A report from ad quality transparency platform Adalytics suggests that YouTube served adult-focused ads on almost 100 videos considered “made for kids.” Some of these ads reportedly involved content inappropriate for children, such as car wrecks, medical injuries, and clips from TV-MA shows. Adalytics found that the websites linked in the ads transmitted cookies to their devices that could serve targeted ads to kids, too.
As pointed out by Adalytics, Google’s own policies say ads on content made for kids must not use third-party trackers or collect personal information without getting permission from a parent. Dan Taylor, Google’s vice president of global ads, reiterates this policy in a response on Google’s website, where he calls Adalytics’ report “deeply flawed.”
“We do not allow the use of third-party trackers in advertisements served on made for kids content on YouTube,” Taylor writes. “This report falsely claims that the presence of cookies indicates a privacy breakdown. The opposite is true, and the report fails to show otherwise.”
Adalytics’ research has already drawn the attention of Senator Ed Markey (D-MA) and Marsha Blackburn (R-TN). In a letter to FTC Chair Lina Khan, the two lawmakers urge the agency to look into Adalytics’ claims, noting “YouTube and Google may have violated COPPA — as well as its 2019 FTC consent decree — in an egregious manner.” The Children’s Online Privacy Protection Act (COPPA) requires online platforms to receive parental permission to collect data from users under the age of 13.
The report is having an impact on advertisers as well, with some major companies, including IPG Mediabrands, advising clients to pause ads on YouTube, according to Insider.

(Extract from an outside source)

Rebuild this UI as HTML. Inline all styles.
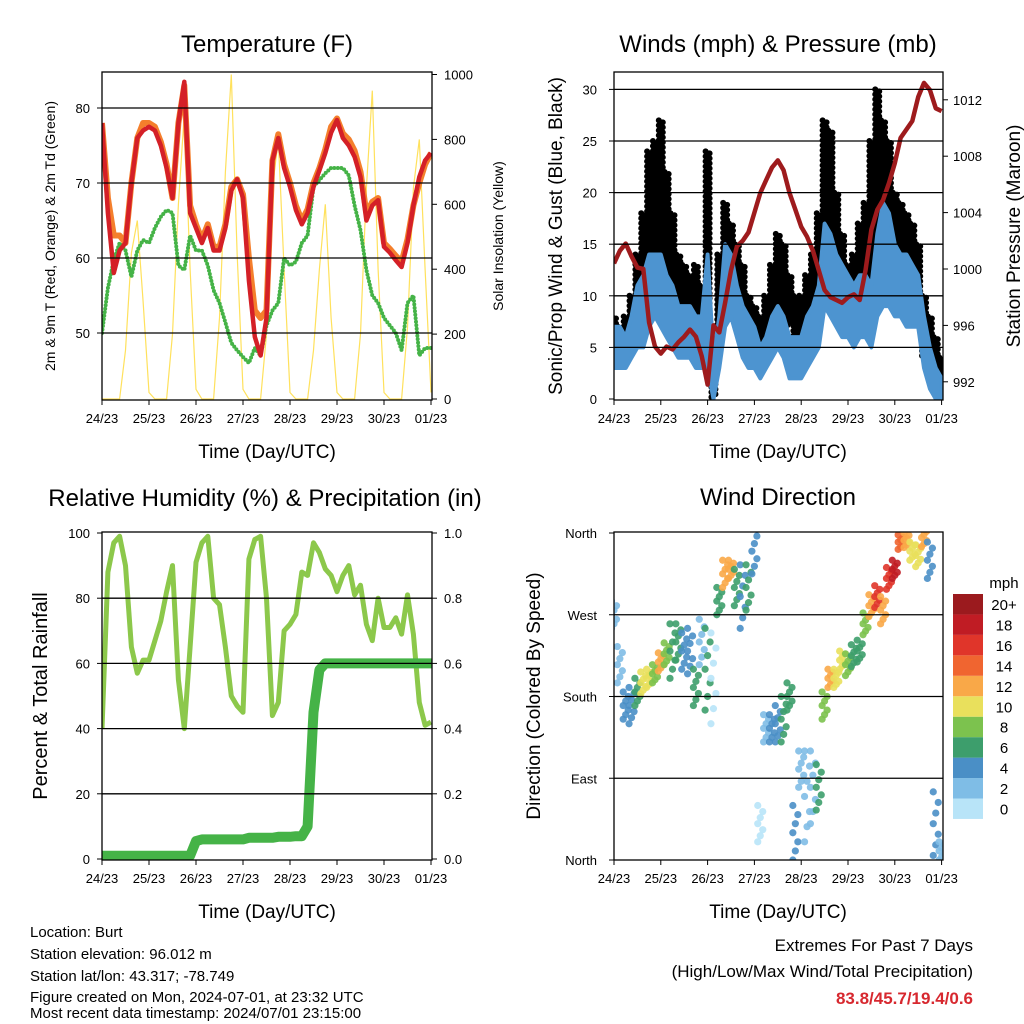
<!DOCTYPE html>
<html><head><meta charset="utf-8"><style>
html,body{margin:0;padding:0;background:#fff;}
svg{display:block;font-family:"Liberation Sans",sans-serif;}
</style></head><body>
<svg id="chart" width="1024" height="1024" viewBox="0 0 1024 1024" xmlns="http://www.w3.org/2000/svg">
<defs>
<clipPath id="c1"><rect x="102" y="72" width="330" height="328"/></clipPath>
<clipPath id="c2"><rect x="614" y="72" width="329" height="328"/></clipPath>
<clipPath id="c3"><rect x="102" y="532" width="330" height="328"/></clipPath>
<clipPath id="c4"><rect x="614" y="532" width="329" height="328"/></clipPath>
</defs>
<g font-size="24" text-anchor="middle" fill="#000">
<text x="267" y="52">Temperature (F)</text>
<text x="778" y="52">Winds (mph) &amp; Pressure (mb)</text>
<text x="265" y="506">Relative Humidity (%) &amp; Precipitation (in)</text>
<text x="778" y="505">Wind Direction</text>
</g>
<g font-size="19" text-anchor="middle">
<text x="267" y="458">Time (Day/UTC)</text>
<text x="778" y="458">Time (Day/UTC)</text>
<text x="267" y="918">Time (Day/UTC)</text>
<text x="778" y="918">Time (Day/UTC)</text>
<text transform="translate(55,236) rotate(-90)" font-size="14">2m &amp; 9m T (Red, Orange) &amp; 2m Td (Green)</text>
<text transform="translate(503,236) rotate(-90)" font-size="14">Solar Insolation (Yellow)</text>
<text transform="translate(562,236) rotate(-90)">Sonic/Prop Wind &amp; Gust (Blue, Black)</text>
<text transform="translate(1020,236) rotate(-90)">Station Pressure (Maroon)</text>
<text transform="translate(47,696) rotate(-90)" font-size="20">Percent &amp; Total Rainfall</text>
<text transform="translate(540,696) rotate(-90)">Direction (Colored By Speed)</text>
</g>
<g font-size="15">
<text x="30" y="937">Location: Burt</text>
<text x="30" y="959">Station elevation: 96.012 m</text>
<text x="30" y="981">Station lat/lon: 43.317; -78.749</text>
<text x="30" y="1002">Figure created on Mon, 2024-07-01, at 23:32 UTC</text>
<text x="30" y="1018">Most recent data timestamp: 2024/07/01 23:15:00</text>
</g>
<g font-size="17" text-anchor="end">
<text x="973" y="951">Extremes For Past 7 Days</text>
<text x="973" y="977">(High/Low/Max Wind/Total Precipitation)</text>
<text x="973" y="1004" font-weight="bold" fill="#d7282f">83.8/45.7/19.4/0.6</text>
</g>
<g id="layer"></g>
</svg>
<script>
// ---- data (3-hourly samples from 24/00Z to 01/00Z) ----
const dayLabels = ["24/23","25/23","26/23","27/23","28/23","29/23","30/23","01/23"];
const tempRed = [78,66,58,61,62,70,76,77, 77.5,77,75,72,68,78,83.5,66, 64,62,64,61,61,64,69,70.5, 68,57,49.5,47,52,73,76,72, 69.5,66.4,64.5,66,69.5,71.7,74,76.7, 78.4,76,75,73.5,70.8,65,67,67.7, 61.5,60.7,59.7,58.8,62,67,70.8,73,74];
const tempOrange = [78,68,63,63,62,70,76,78, 78,77.5,75.5,72.5,68,78,83,67, 64.5,62.5,64.5,61.5,61.5,64.5,69.5,70.5, 68.5,60,53,52,53,73,76.5,72.5, 70,67,65,66.5,70,72,74.5,77.5, 78.6,76.6,75.8,74.3,71.5,66,67.5,68, 62,61.2,60.3,59.5,62.5,67,70,72.5,74];
const dewGreen = [50,56,59.7,62,61,57.5,61,62.4, 62,64,65.5,66.4,66,59,58.4,63, 61,61,59,55.7,54,51.4,48.7,47.7, 46.8,46,48,47,51,53,54,60, 59,59.5,62,63,69.5,70.4,71.3,72, 72,72,71,67,63.7,58.4,55,54, 52,51,50,47.7,54,55,47,48,48];
const solar = [0,0,0,0,150,450,550,300, 20,0,0,0,200,600,880,400, 30,0,0,0,250,700,1000,450, 30,0,0,0,200,650,800,400, 20,0,0,0,150,400,600,250, 20,0,0,0,200,650,950,400, 20,0,0,0,220,650,800,400, 20];
const tempTicks = [50,60,70,80];
const solarTicks = [0,200,400,600,800,1000];

const windLo = [3,3,3,4,5,5,7,8, 7,6,5,4,4,4,3,3, 3,0,3,7,8,6,4,3, 3,2,3,4,5,4,2,2, 2,3,4,5,9,8,7,6, 6,5,6,6,5,8,9,9, 8,8,7,7,7,3,1,0,0];
const windHi = [7,7,6,8,11,12,14,14, 14,12,11,9,9,9,8,8, 14,4,8,15,14,11,9,8, 7,5,6,8,9,8,6,6, 6,8,9,11,17,16,14,13, 12,11,12,12,11,16,19,18, 15,14,14,13,12,8,5,3,2];
const gustLo = [4,4,5,6,8,8,12,13, 14,10,9,7,6,6,7,5, 4,0,7,10,9,8,6,5, 5,5,6,8,9,8,7,5, 4,5,7,10,14,12,10,8, 6,7,8,9,11,13,12,11, 10,9,9,8,7,4,3,1,0];
const gustHi = [8,7,8,10,14,18,24,25, 27,22,18,14,13,12,13,11, 24,6,14,19,17,15,13,10, 9,8,10,13,16,15,12,10, 10,12,14,18,27,26,20,16, 13,14,17,19,25,30,27,25, 20,19,18,17,15,10,8,6,4];
const pressure = [1000.4,1001.3,1001.8,1000.9,1000.1,1000,996.2,994.5, 994,994.5,994.3,994.8,995.2,995.7,995.2,993.8, 991.8,996,995.5,997.6,999.9,1001.6,1002,1002.6, 1004,1005.4,1006.3,1007.2,1007.7,1007,1005.4,1004.2, 1003,1002.3,1001.3,999.9,998.5,998,997.8,997.6, 998,998.2,997.8,999.9,1002.8,1004.2,1004.9,1006.1, 1007.5,1009.3,1009.9,1010.5,1012.2,1013.2,1012.7,1011.4,1011.2];
const windTicks = [0,5,10,15,20,25,30];
const pressTicks = [992,996,1000,1004,1008,1012];

const rh = [40,88,97,99,90,65,57,61, 61,67,73,82,90,55,40,65, 91,97,99,80,78,65,50,47, 45,92,98,99,80,44,48,70, 72,75,88,87,97,94,89,87, 82,87,90,81,84,72,67,80, 71,71,74,69,81,69,48,41,42];
const precip = [0.01,0.01,0.01,0.01,0.01,0.01,0.01,0.01, 0.01,0.01,0.01,0.01,0.01,0.01,0.01,0.01, 0.055,0.06,0.06,0.06,0.06,0.06,0.06,0.06, 0.06,0.065,0.065,0.065,0.065,0.065,0.068,0.068, 0.068,0.07,0.07,0.1,0.45,0.58,0.6,0.6, 0.6,0.6,0.6,0.6,0.6,0.6,0.6,0.6, 0.6,0.6,0.6,0.6,0.6,0.6,0.6,0.6,0.6];
const rhTicks = [0,20,40,60,80,100];
const precipTicks = ["0.0","0.2","0.4","0.6","0.8","1.0"];

const windDir = [270,215,170,170,185,195,200,205, 218,227,230,240,230,230,190,240, 210,200,285,315,320,300,290,300, 340,40,145,145,150,155,180,30, 100,70,80,80,170,200,200,220, 215,225,230,260,280,290,275,310, 320,350,352,340,335,355,330,40,10];
const dirSpread = [15,20,15,20,15,12,10,10, 10,12,30,20,20,25,20,25, 45,50,15,15,10,20,35,25, 25,20,15,15,20,25,15,30, 20,50,40,25,15,10,10,10, 12,12,12,12,12,12,15,12, 10,8,8,10,12,10,20,35,10];
const dirSpeed = [3,2,4,4,6,11,10,8, 12,9,7,6,4,5,6,3, 6,1,7,12,13,7,5,6, 5,1,3,4,5,6,7,5, 3,3,3,6,9,12,10,11, 8,6,6,9,13,16,13,17, 19,14,12,10,11,12,4,4,3];
const dirTicks = ["North","East","South","West","North"];
const speedLabels = ["0","2","4","6","8","10","12","14","16","18","20+"];
const speedColors = ["#b8e4f8","#7fbde6","#4a8fc6","#3d9e6c","#7cc24e","#e9e05c","#f9a848","#f06530","#e0352a","#c01c24","#9b1a1e"];

// ---- scales ----
const NS = "http://www.w3.org/2000/svg";
const layer = document.getElementById("layer");
function mk(tag, attrs, parent){ const e=document.createElementNS(NS,tag); for(const k in attrs) e.setAttribute(k,attrs[k]); (parent||layer).appendChild(e); return e; }
const dayOf = i => i/8;
const xT = d => 102 + d*47;
const xW = d => 614 + d*46.8;
const yTemp = v => 333 - (v-50)*7.5;
const ySolar = v => 399 - v*0.3245;
const yWind = v => 399 - v*10.32;
const yPress = v => 269 - (v-1000)*14.1;
const yRH = v => 859 - v*3.26;
const yPrecip = v => 859 - v*326;
const yDir = v => 860 - v*327/360;
function colorFor(s){ return speedColors[Math.min(10, Math.max(0, Math.floor(s/2)))]; }
function pathOf(arr, xf, yf){ return arr.map((v,i)=>(i?"L":"M")+xf(dayOf(i)).toFixed(1)+","+yf(v).toFixed(1)).join(""); }

function frame(){
  const g = mk("g",{});
  
  
  return g;
}
function grid(g, x0, x1, y){ const l=mk("line",{x1:x0,x2:x1,y1:y,y2:y,stroke:"#000","stroke-width":1.3},g);
  
   }
function label(g, x, y, txt, anchor, size){ const t=mk("text",{x:x,y:y,"text-anchor":anchor,"font-size":size||13},g); t.textContent=txt;
  
   return t; }
function xAxis(g, xf, yb){
  dayLabels.forEach((lab,i)=>{ const x=xf(i);
    mk("line",{x1:x,x2:x,y1:yb,y2:yb+5,stroke:"#000"},g);
    label(g,x,yb+23,lab,"middle",13); });
}
function boxRect(g,x,y,w,h){ const r=mk("rect",{x:x,y:y,width:w,height:h,fill:"none",stroke:"#000","stroke-width":1.3},g);
  
   }

// Panel 1: temperature
const g1 = frame(); const p1 = mk("g",{"clip-path":"url(#c1)"},g1);
tempTicks.forEach(v=>{ grid(g1,102,432,yTemp(v)); mk("line",{x1:97,x2:102,y1:yTemp(v),y2:yTemp(v),stroke:"#000"},g1); label(g1,90,yTemp(v)+5,String(v),"end",13); });
solarTicks.forEach(v=>{ mk("line",{x1:432,x2:437,y1:ySolar(v),y2:ySolar(v),stroke:"#000"},g1); label(g1,444,ySolar(v)+5,String(v),"start",13); });
const solarLine = mk("path",{d:pathOf(solar,xT,ySolar),fill:"none",stroke:"#ffe15c","stroke-width":1.2},p1);


const dewLine = mk("path",{d:pathOf(dewGreen,xT,yTemp),fill:"none",stroke:"#45b347","stroke-width":4,"stroke-linecap":"round","stroke-dasharray":"0 3.5"},p1);


const orLine = mk("path",{d:pathOf(tempOrange,xT,yTemp),fill:"none",stroke:"#f47f2c","stroke-width":6,"stroke-linejoin":"round"},p1);


const redLine = mk("path",{d:pathOf(tempRed,xT,yTemp),fill:"none",stroke:"#d42027","stroke-width":4.5,"stroke-linejoin":"round"},p1);


boxRect(g1,102,72,330,328); xAxis(g1,xT,400);

// Panel 2: winds & pressure
const g2 = frame(); const p2 = mk("g",{"clip-path":"url(#c2)"},g2);
windTicks.forEach(v=>{ if(v>0) grid(g2,614,943,yWind(v)); mk("line",{x1:609,x2:614,y1:yWind(v),y2:yWind(v),stroke:"#000"},g2); label(g2,597,yWind(v)+5,String(v),"end",13); });
pressTicks.forEach(v=>{ mk("line",{x1:943,x2:948,y1:yPress(v),y2:yPress(v),stroke:"#000"},g2); label(g2,953,yPress(v)+5,String(v),"start",13); });
gustLo.forEach((lo,i)=>{ const x=xW(dayOf(i)); const hi=gustHi[i];
  const y0=yWind(hi), y1=yWind(lo);
  for(let c=0;c<2;c++){
    const cx = x + (c?2:-2);
    for(let y=y0+(c?2:0); y<=y1; y+=5){
      const dot = mk("circle",{cx:cx,cy:y,r:3,fill:"#000"},p2);
      
      
    }
  }
});
let band = windLo.map((v,i)=>xW(dayOf(i)).toFixed(1)+","+yWind(v).toFixed(1));
band = band.concat(windHi.map((v,i)=>xW(dayOf(i)).toFixed(1)+","+yWind(v).toFixed(1)).reverse());
const windBand = mk("polygon",{points:band.join(" "),fill:"#4d94d0",stroke:"#4d94d0","stroke-width":4,"stroke-linejoin":"round"},p2);


const pLine = mk("path",{d:pathOf(pressure,xW,yPress),fill:"none",stroke:"#9e1b1d","stroke-width":4.5,"stroke-linejoin":"round"},p2);


boxRect(g2,614,72,329,328); xAxis(g2,xW,400);

// Panel 3: RH & precip
const g3 = frame(); const p3 = mk("g",{"clip-path":"url(#c3)"},g3);
rhTicks.forEach(v=>{ if(v>0&&v<100) grid(g3,102,432,yRH(v)); mk("line",{x1:97,x2:102,y1:yRH(v),y2:yRH(v),stroke:"#000"},g3); label(g3,90,yRH(v)+5,String(v),"end",13); });
precipTicks.forEach(s=>{ const v=parseFloat(s); mk("line",{x1:432,x2:437,y1:yPrecip(v),y2:yPrecip(v),stroke:"#000"},g3); label(g3,444,yPrecip(v)+5,s,"start",13); });
const rhLine = mk("path",{d:pathOf(rh,xT,yRH),fill:"none",stroke:"#8cc84b","stroke-width":5,"stroke-linejoin":"round"},p3);


const prLine = mk("path",{d:pathOf(precip,xT,yPrecip),fill:"none",stroke:"#45b347","stroke-width":10,"stroke-linejoin":"round","stroke-linecap":"round"},p3);


boxRect(g3,102,532,330,328); xAxis(g3,xT,860);

// Panel 4: wind direction
const g4 = frame(); const p4 = mk("g",{"clip-path":"url(#c4)"},g4);
dirTicks.forEach((lab,i)=>{ const v=i*90; if(i>0&&i<4) grid(g4,614,943,yDir(v)); mk("line",{x1:609,x2:614,y1:yDir(v),y2:yDir(v),stroke:"#000"},g4); label(g4,597,yDir(v)+5,lab,"end",13); });
windDir.forEach((d,i)=>{ const x=xW(dayOf(i)); const sp=dirSpread[i]; const col=colorFor(dirSpeed[i]);
  for(let k=0;k<7;k++){ const dd=d-sp+k*(2*sp/6); const xx=x+(k%3-1)*2.5;
    const c = mk("circle",{cx:xx,cy:yDir(dd),r:3.6,fill:col,"fill-opacity":0.9},p4);
    
     }
});
boxRect(g4,614,532,329,328); xAxis(g4,xW,860);

// colorbar
const cb = mk("g",{});


speedColors.forEach((c,i)=>{ const y=798.5-i*20.45;
  const r = mk("rect",{x:953,y:y,width:30,height:20.45,fill:c},cb);
  
  
  label(cb,1004,y+16,speedLabels[i],"middle",15); });
label(cb,1004,588,"mph","middle",15);
</script>
</body></html>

Google is already facing scrutiny over a previous Adalytics report that suggests the company misled advertisers over where it placed video ads. Google called that research flawed as well, despite a report by Ad Age saying at least one ad agency exec told the outlet that Google refunded some clients over discrepancies, a move Google representatives said was “not uncommon” and that issuing credits is part of normal relationship building with advertisers.